SEC. 1378. TAX IMPOSED ON CERTAIN CAPITAL GAINS.

(a) General Rule. — If for a taxable year of an electing small business corporation—
(1) the excess of the net long-term capital gain over the net short-term capital loss of such corporation exceeds $25,000, and exceeds 50 percent of its taxable income for such year, and
(2) the taxable income of such corporation for such year exceeds $25,000, there is hereby imposed a tax (computed under subsection (b)) on the income of such corporation.
(b) Amount of Tax. — The tax imposed by subsection (a) shall be the lower of — •
(1) an amount equal to the tax, determined as provided in section 1201(a), on the amount by which the excess of the net long-term capital gain over the net short-term capital loss of the corporation for the taxable year exceeds $25,000, or
(2) an amount equal to the tax which would be imposed by section 11 on the taxable income (computed as provided in section 1373(d)) of the corporation for the taxable year if the corporation was not an electing small business corporation.

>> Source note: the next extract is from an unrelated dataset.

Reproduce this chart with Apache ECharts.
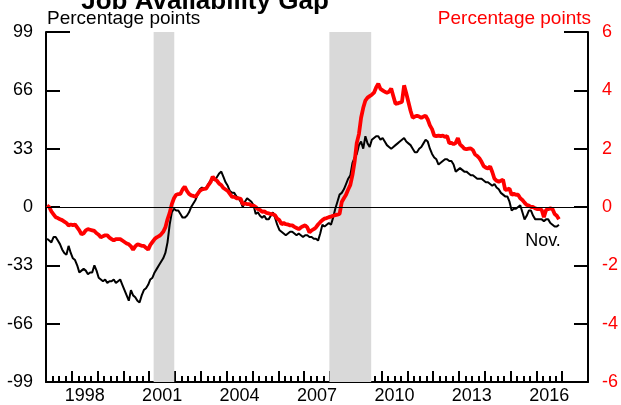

No credit shall be allowable under part IV of subchapter A of this chapter (other than under section 39) against the tax imposed by subsection (a). In applying section 1201(a)(1)(A) and (B) for purposes of paragraph (1), the $25,000 limitation shall first be deducted from the amount (determined without regard to this subsection) subject to tax in accordance with section 1201(a)(1)(B), to the extent thereof, and then from the amount (determined without regard to this subsection) subject to tax in accordance with section 1201(a)(1)(A).
(c) Exceptions.—
(1) In general. — Subsection (a) shall not apply to an electing small business corporation for any taxable year if the election under section 1372(a) which is in effect with respect to such corporation for such taxable year has been in effect for the 3 immediately preceding taxable years.
(2) New corporations. — Subsection (a) shall not apply to an electing small business corporation if—
(A) it has been in existence for less than 4 taxable years, and
(B) an election under section 1372(a) has been in effect with respect to such corporation for each of its taxable years.
(3) Property with substituted basis. — If—
(A) but for paragraph (1) or (2), subsection (a) would apply for the taxable year,
(B) any long-term capital gain is attributable to property acquired by the electing small business corporation during the period beginning 3 years before the first day of the taxable year and ending on the last day of the taxable year, and
(C) the basis of such property is determined in whole or in part by reference to the basis of any property in the hands of another corporation which was not an electing small business corporation throughout all of the period described in subparagraph (B) before the transfer by such other corporation and during which such other corporation was in existence,
then subsection (a) shall apply for the taxable year, but the amount of the tax determined under subsection (b) shall not exceed a tax, determined as provided in section 1201(a), on the excess of the net long-term capital gain over the net short-term capital loss attributable to property acquired as provided in subparagraph (B) and having a basis described in subparagraph (C).

As petitioner wryly observes in its brief, "It would be a tax conscious arsonist who would file the sub-S election before applying the torch!”